Both leaders—while prominent in their respective communities and high-profile advocates of interfaith engagement—have courted divided opinions. In 2011, the Indonesian-born Ali left or was fired (accounts differ) from his high-profile role at the Islamic Cultural Center. Some of the mosque's leaders and worshippers were unhappy with the political stances he expressed in his sermons, including support for the Arab Spring protesters, and with the time they said he spent reaching out to other communities rather than serving his own. He went on to serve as chairman of the Al-Hikmah Mosque in Astoria and the director of Jamaica Muslim Center in Queens. Schneier, meanwhile, was expelled from the Rabbinical Council of America after an ethics inquiry into an extramarital affair and has made tabloids for his alleged affairs and his six marriages.

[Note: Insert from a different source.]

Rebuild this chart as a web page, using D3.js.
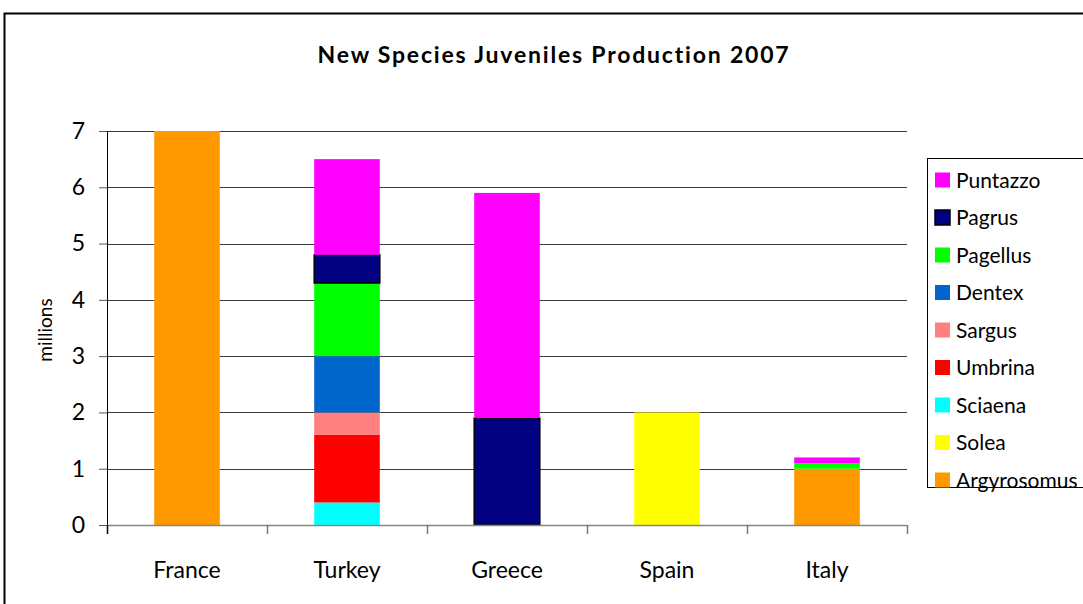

Though both Schneier and Ali have left their big-name houses of worship, they continue their focus on interfaith work. This Sunday's parade is dedicated to the plight of the Rohingya, a mostly-Muslim minority who lived primarily in the Rakhine state of Myanmar. Hundreds of thousands of Rohingya have fled to bordering Bangladesh and other nearby countries as a result of what Zeid Ra'ad Al Hussein of the U.N. human rights council recently called "a textbook example of ethnic cleansing."

Ali was counting down the days ahead of the parade, which will begin at 12:30 p.m. ET at 38th Street and Madison Avenue in Manhattan. "5 days to go!" he wrote on his Facebook page on Wednesday. "Building bridges, because we are one and united despite diversity. We will make our voice heard in solidarity with Rhohingya [sic] people," he added. "Let's continue our struggle till bigotry, hate, Islamophobia, Ant semitism [sic], and racism are defeated. And they will be defeated!"